- **REQUIREMENT**
Leave out the pictures, and retype only the lines from the beginning of the material through the line that contains "plt.rcParams['font.family'] = ['Liberation", including both.
------ DATA BLOCK
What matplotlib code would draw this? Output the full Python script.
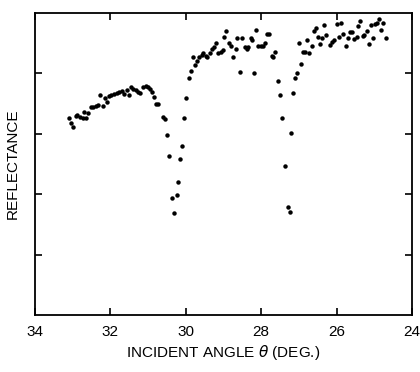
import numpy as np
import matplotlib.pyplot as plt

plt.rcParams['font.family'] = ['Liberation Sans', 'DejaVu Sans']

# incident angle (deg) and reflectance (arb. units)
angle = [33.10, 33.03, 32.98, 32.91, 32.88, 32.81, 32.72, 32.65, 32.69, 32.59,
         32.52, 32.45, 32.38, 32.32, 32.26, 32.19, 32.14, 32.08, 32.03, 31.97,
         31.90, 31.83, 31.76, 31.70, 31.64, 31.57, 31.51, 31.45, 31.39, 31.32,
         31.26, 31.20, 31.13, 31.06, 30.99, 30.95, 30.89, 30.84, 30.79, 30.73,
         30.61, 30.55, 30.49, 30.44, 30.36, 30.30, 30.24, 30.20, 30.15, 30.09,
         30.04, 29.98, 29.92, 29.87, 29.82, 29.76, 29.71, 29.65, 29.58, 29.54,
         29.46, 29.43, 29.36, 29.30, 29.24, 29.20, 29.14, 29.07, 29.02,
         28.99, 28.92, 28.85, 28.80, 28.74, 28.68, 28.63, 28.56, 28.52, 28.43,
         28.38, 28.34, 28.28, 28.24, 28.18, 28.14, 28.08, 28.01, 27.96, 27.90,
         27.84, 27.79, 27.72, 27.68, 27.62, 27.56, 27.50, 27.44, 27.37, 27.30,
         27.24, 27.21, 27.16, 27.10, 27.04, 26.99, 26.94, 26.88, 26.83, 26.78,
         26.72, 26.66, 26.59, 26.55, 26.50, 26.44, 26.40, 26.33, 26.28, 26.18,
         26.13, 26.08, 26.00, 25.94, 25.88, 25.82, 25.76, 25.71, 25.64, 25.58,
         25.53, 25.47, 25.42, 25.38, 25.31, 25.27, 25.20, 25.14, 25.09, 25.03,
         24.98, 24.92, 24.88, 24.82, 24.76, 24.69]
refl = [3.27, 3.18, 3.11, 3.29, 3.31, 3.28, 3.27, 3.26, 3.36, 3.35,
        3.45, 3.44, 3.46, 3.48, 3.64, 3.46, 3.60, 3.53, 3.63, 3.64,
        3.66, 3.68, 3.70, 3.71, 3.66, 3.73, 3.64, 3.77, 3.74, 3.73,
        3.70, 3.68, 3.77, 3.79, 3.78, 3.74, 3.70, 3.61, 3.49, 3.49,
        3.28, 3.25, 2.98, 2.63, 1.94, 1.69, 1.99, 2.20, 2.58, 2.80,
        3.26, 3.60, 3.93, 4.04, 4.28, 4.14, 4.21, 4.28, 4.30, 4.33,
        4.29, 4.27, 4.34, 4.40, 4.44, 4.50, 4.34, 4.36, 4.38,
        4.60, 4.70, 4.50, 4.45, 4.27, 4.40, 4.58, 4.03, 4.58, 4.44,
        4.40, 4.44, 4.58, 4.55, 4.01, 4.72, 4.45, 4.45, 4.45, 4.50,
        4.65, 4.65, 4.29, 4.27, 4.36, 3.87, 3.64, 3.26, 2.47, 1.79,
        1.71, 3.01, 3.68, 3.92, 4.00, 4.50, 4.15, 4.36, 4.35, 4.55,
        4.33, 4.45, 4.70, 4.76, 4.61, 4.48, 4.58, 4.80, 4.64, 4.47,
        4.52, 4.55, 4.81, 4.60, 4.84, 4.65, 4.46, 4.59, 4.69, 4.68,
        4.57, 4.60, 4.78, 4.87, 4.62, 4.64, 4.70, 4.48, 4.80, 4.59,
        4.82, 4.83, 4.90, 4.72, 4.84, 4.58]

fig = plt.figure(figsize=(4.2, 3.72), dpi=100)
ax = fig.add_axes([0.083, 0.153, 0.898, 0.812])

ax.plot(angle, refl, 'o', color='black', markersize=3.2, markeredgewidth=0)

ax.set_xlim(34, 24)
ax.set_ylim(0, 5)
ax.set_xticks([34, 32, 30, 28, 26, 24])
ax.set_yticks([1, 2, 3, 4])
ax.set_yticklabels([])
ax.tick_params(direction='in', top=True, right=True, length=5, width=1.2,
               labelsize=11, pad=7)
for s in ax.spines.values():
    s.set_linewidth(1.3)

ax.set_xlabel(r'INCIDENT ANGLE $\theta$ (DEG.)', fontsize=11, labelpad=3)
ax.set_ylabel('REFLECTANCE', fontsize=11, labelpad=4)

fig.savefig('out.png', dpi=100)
------------
- **TASK RESULT**
What matplotlib code would draw this? Output the full Python script.
import numpy as np
import matplotlib.pyplot as plt

plt.rcParams['font.family'] = ['Liberation Sans', 'DejaVu Sans']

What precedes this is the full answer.